Text summarization can be viewed from different perspectives including single-document [4] vs. multi document [5, 6] and monolingual vs. multi-lingual [7]. However, an important aspect of this task is the approach, which is either extractive or abstractive. In extractive summarization, a few sentences are selected from the context to represent the whole text. These sentences are selected based on their scores (or ranks). These scores are determined by computing certain features such as the ordinal position of sentences concerning one another, length of the sentence, a ratio of nouns, etc. After sentences are ranked, the top  $n$  sentences are selected to represent the whole text [8]. Abstractive summarization techniques create a short version of the original text by generating new sentences with words

that are not necessarily found in the original text. Compared to extractive summarization, abstractive techniques are more daunting yet more attractive and flexible. Therefore, more and more attention is given to abstractive techniques in different languages. However, to the best of our knowledge, too few works have been dedicated to text summarization in the Persian language, of which almost all are extractive. This is partly due to the lack of proper Persian text datasets available for this task. This is the primary motivation behind the current work: to create an abstractive text summarization framework for the Persian language and compose a new properly formatted dataset for this task.

There are different approaches towards abstractive text summarization, especially for the English language, of which many are based on Sequence-to-Sequence (Seq2Seq) structures as text summarization can be viewed as a Seq2Seq task.

In [9] a Seq2Seq encoder-decoder model, in which a deep recurrent generative decoder is used to improve the summarization quality, is presented. The model presented in [10] is an attentional encoder-decoder Recurrent Neural Network (RNN) used for abstractive text summarization. In [11], a new training method is introduced that combines reinforcement learning with supervised word prediction. An augmented version of a Seq2Seq model is presented in [12]. Similarly, an extended version of encoder-decoder architecture that benefits from an information selection layer for abstractive summarization is pre-sented in [13].

Many of the works mentioned above benefit from pre-trained language models as these models have started to gain tremendous popularity over the past few years. This is because they simplify each NLP task to a lightweight fine-tuning phase by employing transfer learning benefits. Therefore, an approach to pre-train a Seq2Seq structure for text summarization can be quite promising.

BERT [14], and T5 [15] are amongst widely used pre-trained language modeling techniques.
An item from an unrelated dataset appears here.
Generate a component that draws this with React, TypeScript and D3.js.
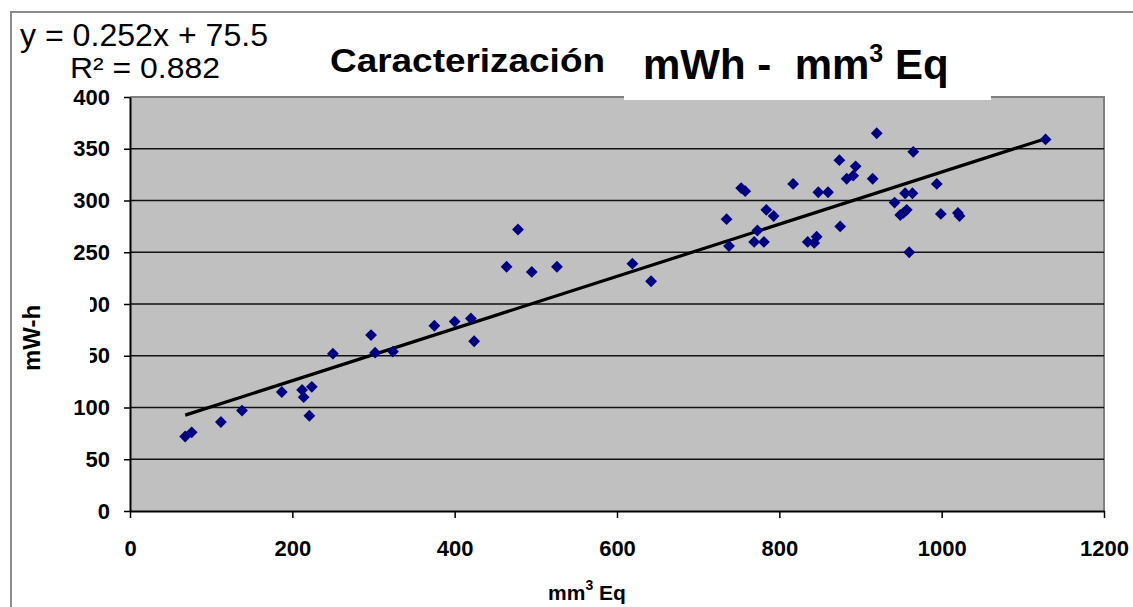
import React, { useRef, useEffect } from 'react';
import * as d3 from 'd3';

// energy (mW-h) against equivalent volume (mm3 Eq)
const mm3Eq = [68, 76, 112, 138, 187, 212, 224, 214, 221, 250, 297, 302, 324, 375, 400, 420, 424, 464, 478, 495, 526, 619, 642, 735, 738, 753, 758, 773, 769, 781, 784, 793, 817, 835, 846, 843, 848, 860, 875, 874, 894, 883, 891, 915, 920, 965, 994, 955, 964, 942, 949, 957, 953, 999, 1020, 1022, 960, 1128];
const mWh = [72, 76, 86, 97, 115, 117, 120, 110, 92, 152, 170, 153, 154, 179, 183, 186, 164, 236, 272, 231, 236, 239, 222, 282, 256, 312, 309, 271, 260, 260, 291, 285, 316, 260, 265, 259, 308, 308, 275, 339, 333, 321, 324, 321, 365, 347, 316, 307, 307, 298, 286, 291, 288, 287, 288, 285, 250, 359];

const xTicks = [0, 200, 400, 600, 800, 1000, 1200];
const yTicks = [0, 50, 100, 150, 200, 250, 300, 350, 400];

const slope = 0.252;
const intercept = 75.5;
const r2 = 0.882;

const FONT = '"Liberation Sans", Arial, sans-serif';

const App = () => {
    const width = 1133;
    const height = 607;
    const svgRef = useRef<SVGSVGElement>(null);

    useEffect(() => {
        const svg = d3.select(svgRef.current);
        svg.selectAll('*').remove();

        const left = 130, right = 1104, top = 97, bottom = 511;
        const x = d3.scaleLinear().domain([0, 1200]).range([left, right]);
        const y = d3.scaleLinear().domain([0, 400]).range([bottom, top]);

        // outer chart frame (only top and left show)
        svg.append('path')
            .attr('d', `M11,${height} L11,12 L${width},12`)
            .attr('fill', 'none')
            .attr('stroke', '#8c8c8c')
            .attr('stroke-width', 2);

        // plot area
        svg.append('rect')
            .attr('x', left).attr('y', top)
            .attr('width', right - left).attr('height', bottom - top)
            .attr('fill', '#c0c0c0');

        svg.append('path')
            .attr('d', `M${left},${top} L${right},${top} L${right},${bottom}`)
            .attr('fill', 'none')
            .attr('stroke', '#808080')
            .attr('stroke-width', 2);

        // gridlines
        svg.append('g')
            .selectAll('line')
            .data(yTicks.filter(t => t > 0 && t < 400))
            .enter().append('line')
            .attr('x1', left).attr('x2', right)
            .attr('y1', d => y(d)).attr('y2', d => y(d))
            .attr('stroke', '#111')
            .attr('stroke-width', 1.4);

        // axes
        const fmt = d3.format('d');
        const yAxis = svg.append('g')
            .attr('transform', `translate(${left},0)`)
            .call(d3.axisLeft(y).tickValues(yTicks).tickFormat(fmt).tickSize(6).tickPadding(14).tickSizeOuter(0));
        const xAxis = svg.append('g')
            .attr('transform', `translate(0,${bottom})`)
            .call(d3.axisBottom(x).tickValues(xTicks).tickFormat(fmt).tickSize(7).tickPadding(22).tickSizeOuter(0));

        [yAxis, xAxis].forEach(a => {
            a.select('.domain').attr('stroke', '#000').attr('stroke-width', 2);
            a.selectAll('.tick line').attr('stroke', '#000').attr('stroke-width', 1.5);
            a.selectAll('.tick text')
                .attr('fill', '#000')
                .style('font-family', FONT)
                .style('font-weight', 'bold')
                .style('font-size', '22px');
        });

        // trendline over the data range
        const [xMin, xMax] = d3.extent(mm3Eq) as [number, number];
        svg.append('line')
            .attr('x1', x(xMin)).attr('y1', y(slope * xMin + intercept))
            .attr('x2', x(xMax)).attr('y2', y(slope * xMax + intercept))
            .attr('stroke', '#000')
            .attr('stroke-width', 3.2);

        // points
        const diamond = d3.symbol().type(d3.symbolSquare).size(70);
        svg.append('g')
            .selectAll('path')
            .data(mm3Eq.map((v, i) => [v, mWh[i]]))
            .enter().append('path')
            .attr('d', diamond)
            .attr('transform', d => `translate(${x(d[0])},${y(d[1])}) rotate(45)`)
            .attr('fill', '#000080');

        // white boxes behind the titles
        svg.append('rect')
            .attr('x', 14).attr('y', 272).attr('width', 76).attr('height', 120)
            .attr('fill', '#fff');
        svg.append('rect')
            .attr('x', 624).attr('y', 20).attr('width', 367).attr('height', 80)
            .attr('fill', '#fff');

        // regression label
        svg.append('text')
            .attr('x', 20).attr('y', 46)
            .attr('textLength', 248).attr('lengthAdjust', 'spacingAndGlyphs')
            .style('font-family', FONT).style('font-size', '31px')
            .text(`y = ${slope}x + ${intercept}`);
        svg.append('text')
            .attr('x', 70).attr('y', 78)
            .attr('textLength', 150).attr('lengthAdjust', 'spacingAndGlyphs')
            .style('font-family', FONT).style('font-size', '29px')
            .text(`R² = ${r2}`);

        // title
        svg.append('text')
            .attr('x', 330).attr('y', 72)
            .attr('textLength', 275).attr('lengthAdjust', 'spacingAndGlyphs')
            .style('font-family', FONT).style('font-size', '34px').style('font-weight', 'bold')
            .text('Caracterización');
        const t2 = svg.append('text')
            .attr('x', 643).attr('y', 79)
            .attr('xml:space', 'preserve')
            .style('white-space', 'pre')
            .style('font-family', FONT).style('font-size', '42px').style('font-weight', 'bold');
        t2.append('tspan').text('mWh -  mm');
        t2.append('tspan').attr('dy', -17).style('font-size', '25px').text('3');
        t2.append('tspan').attr('dy', 17).text(' Eq');

        // axis titles
        const xt = svg.append('text')
            .attr('x', 587).attr('y', 600)
            .attr('text-anchor', 'middle')
            .attr('xml:space', 'preserve')
            .style('white-space', 'pre')
            .style('font-family', FONT).style('font-size', '21px').style('font-weight', 'bold');
        xt.append('tspan').text('mm');
        xt.append('tspan').attr('dy', -10).style('font-size', '14px').text('3');
        xt.append('tspan').attr('dy', 10).text(' Eq');

        svg.append('text')
            .attr('transform', 'translate(40,338) rotate(-90)')
            .attr('text-anchor', 'middle')
            .style('font-family', FONT).style('font-size', '24px').style('font-weight', 'bold')
            .text('mW-h');
    }, []);

    return (
        <svg ref={svgRef} width={width} height={height}
            style={{ position: 'absolute', left: 0, top: 0, background: '#fff' }} />
    );
};

export default App;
BERT uses a Masked Language Model (MLM) and an encoder-decoder stack to perform joint-conditioning on the left and right context. T5, on the other hand, is a unified Seq2Seq framework that employs Text-to-Text format to address NLP text-based problems.

A multilingual variation of the T5 model is called mT5 [16] that covers 101 different languages and is trained on a Common Crawl-based dataset. Due to its multilingual property, the mT5 model is a suitable option for languages other than English. The BERT model also has a multilingual version. However, there are numerous monolingual variations of this model [17, 18] that have shown to outperform the multilingual version on various NLP tasks. For the Persian language, the ParsBERT model [19] has shown state-of-the-art on many Persian NLP tasks such as Named Entity Recognition (NER) and Sentiment Analysis.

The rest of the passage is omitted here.